Infelizmente, não há tempo para fazer até 30 de setembro, prazo constitucional, uma reforma político-eleitoral completa. Para isso, seria necessário contar com um tempo mais longo para debates. É impossível saber, por exemplo, se a sociedade aprova novidades como o voto distrital, o financiamento exclusivamente público de campanhas ou o fim da reeleição de presidente, governadores e prefeitos. Mas a farra do caixa dois precisa e pode ser estancada imediatamente por uma reforma eleitoral de emergência, cujo eixo principal deve ser a austeridade.
Cabe aos parlamentares examinar e votar com urgência urgentíssima medidas simples para reduzir drasticamente os gastos na próxima campanha. Já estão no Congresso propostas nesse sentido e parece haver consenso sobre alguns pontos, como redução pela metade do período de propaganda política na TV, fim dos showmícios, proibição da maquiagem de candidatos pela ação de marqueteiros e obrigação de contabilizar diariamente os gastos pela internet.
O controle de gastos terá de ser rigoroso.
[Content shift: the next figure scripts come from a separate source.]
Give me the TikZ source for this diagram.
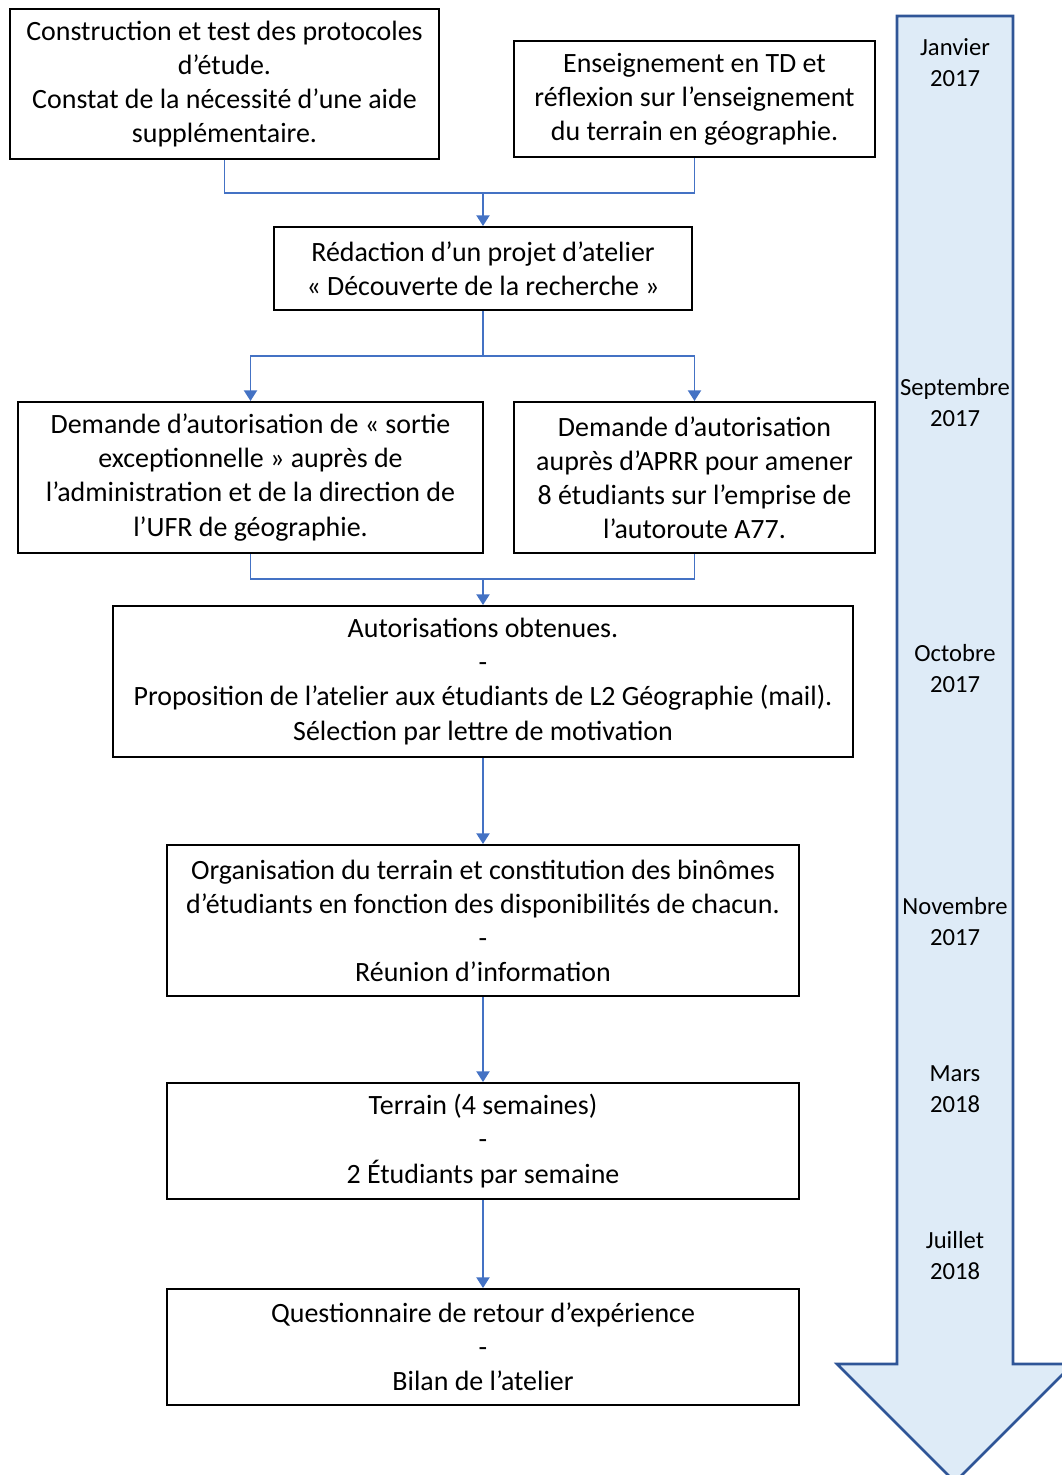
\documentclass[tikz,border=0pt]{standalone}
\usepackage{fontspec}
\setmainfont{Carlito}
\usepackage{xcolor}
\usepackage{tikz}
\usetikzlibrary{positioning,arrows.meta,calc}
\definecolor{linkblue}{RGB}{68,114,196}
\definecolor{timefill}{RGB}{222,235,247}
\definecolor{timeborder}{RGB}{47,85,151}
\tikzset{
  step box/.style={draw=black, line width=0.8pt, align=center, inner sep=0pt,
                   font=\fontsize{11}{13.4}\selectfont,
                   execute at begin node={\rule{0pt}{10pt}}},
  link/.style={draw=linkblue, line width=0.6pt},
  linkarrow/.style={link, -{Triangle[length=4.2pt, width=5.2pt]}},
  timeline/.style={draw=timeborder, fill=timefill, line width=1pt, line join=miter},
  month/.style={align=center, inner sep=0pt, font=\fontsize{9.7}{12.2}\selectfont}
}

\begin{document}
\begin{tikzpicture}[x=0.01384cm, y=-0.01384cm]
\useasboundingbox (0,0) rectangle (1062,1475);
\draw[timeline] (897,16) -- (1013,16) -- (1013,1364) -- (1073,1364) -- (955,1482) -- (837,1364) -- (897,1364) -- cycle;
\node[month] (m1) at (955,63) {Janvier\\2017};
\node[month] (m2) at (955,403) {Septembre\\2017};
\node[month] (m3) at (955,669) {Octobre\\2017};
\node[month] (m4) at (955,922) {Novembre\\2017};
\node[month] (m5) at (955,1089) {Mars\\2018};
\node[month] (m6) at (955,1256) {Juillet\\2018};
\node[step box, minimum width=5.937cm, minimum height=2.076cm] (c1) at (224.5,84) {Construction et test des protocoles\\d’étude.\\Constat de la nécessité d’une aide\\supplémentaire.};
\node[step box, minimum width=4.996cm, minimum height=1.605cm] (c2) at (694.5,99) {Enseignement en TD et\\réflexion sur l’enseignement\\du terrain en géographie.};
\node[step box, minimum width=5.785cm, minimum height=1.149cm] (c3) at (483,268.5) {Rédaction d’un projet d’atelier\\«~Découverte de la recherche~»};
\node[step box, minimum width=6.436cm, minimum height=2.090cm] (c4) at (250.5,477.5) {Demande d’autorisation de «~sortie\\exceptionnelle~» auprès de\\l’administration et de la direction de\\l’UFR de géographie.};
\node[step box, minimum width=4.996cm, minimum height=2.090cm] (c5) at (694.5,477.5) {Demande d’autorisation\\auprès d’APRR pour amener\\8 étudiants sur l’emprise de\\l’autoroute A77.};
\node[step box, minimum width=10.242cm, minimum height=2.090cm] (c6) at (483,681.5) {Autorisations obtenues.\\-\\Proposition de l’atelier aux étudiants de L2 Géographie (mail).\\Sélection par lettre de motivation};
\node[step box, minimum width=8.747cm, minimum height=2.090cm] (c7) at (483,920.5) {Organisation du terrain et constitution des binômes\\d’étudiants en fonction des disponibilités de chacun.\\-\\Réunion d’information};
\node[step box, minimum width=8.747cm, minimum height=1.605cm] (c8) at (483,1141) {Terrain (4 semaines)\\-\\2 Étudiants par semaine};
\node[step box, minimum width=8.747cm, minimum height=1.605cm] (c9) at (483,1347) {Questionnaire de retour d’expérience\\-\\Bilan de l’atelier};
\coordinate (j1) at (483,193);
\coordinate (j2) at (483,356);
\coordinate (j3) at (483,579);
\draw[link] (c1.south) |- (j1) -| (c2.south);
\draw[linkarrow] (j1) -- (c3.north);
\draw[link] (c3.south) -- (j2);
\draw[linkarrow] (j2) -| (c4.north);
\draw[linkarrow] (j2) -| (c5.north);
\draw[link] (c4.south) |- (j3) -| (c5.south);
\draw[linkarrow] (j3) -- (c6.north);
\draw[linkarrow] (c6.south) -- (c7.north);
\draw[linkarrow] (c7.south) -- (c8.north);
\draw[linkarrow] (c8.south) -- (c9.north);
\end{tikzpicture}
\end{document}
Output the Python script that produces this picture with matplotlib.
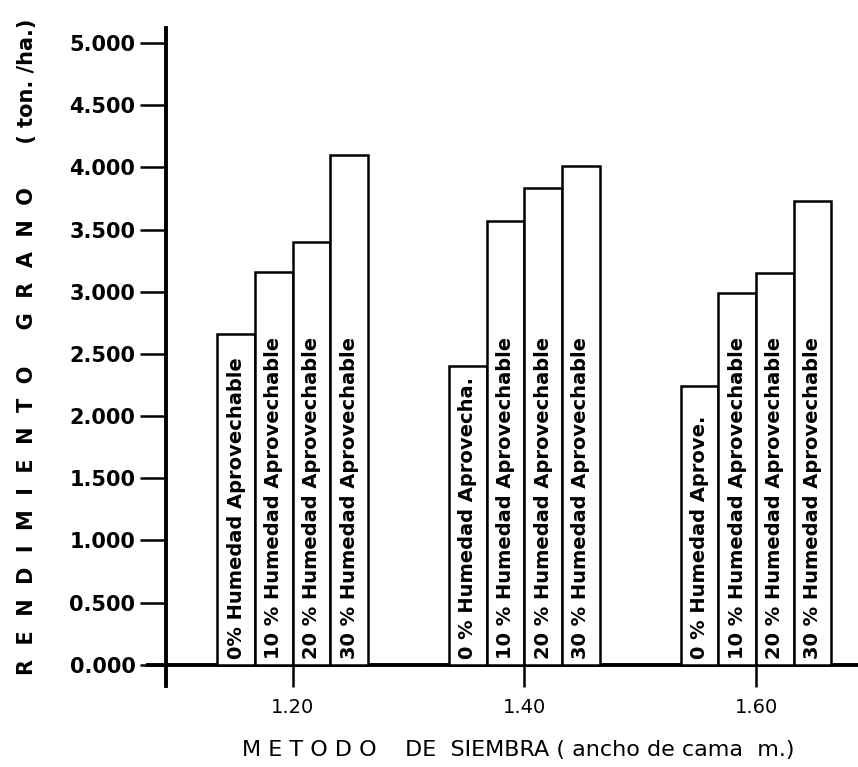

É indispensável que os candidatos e partidos tenham um limite máximo de despesas, para que sejam dadas oportunidades iguais a candidaturas ricas e pobres. Com esse limite, campanhas luxuosas ou exageradamente visíveis ficarão imediatamente sob suspeita de caixa dois.
Ficaria então para a próxima legislação a reforma política completa, embora seu esboço já possa ser desenhado na própria campanha do ano que vem. Seria muito útil que cada candidato à Presidência da República apresentasse em seu programa de governo o teor da proposta de reforma que defende. Assim, ao eleger o presidente, a população já indicaria indiretamente o tipo de legislação que a sociedade deseja.
É ingênuo esperar que possa partir dos próprios parlamentares medidas que reduzam, por exemplo, o número de deputados ou de suas mordomias. Alterações dessa natureza só podem ser viabilizadas se estiverem em programas de candidatos e se forem sancionadas pelo voto popular.


Benjamin Steinbruch, 51, empresário, é diretor-presidente da Companhia Siderúrgica Nacional, presidente do conselho de administração da empresa e primeiro vice-presidente da Fiesp (Federação das Indústrias do Estado de São Paulo).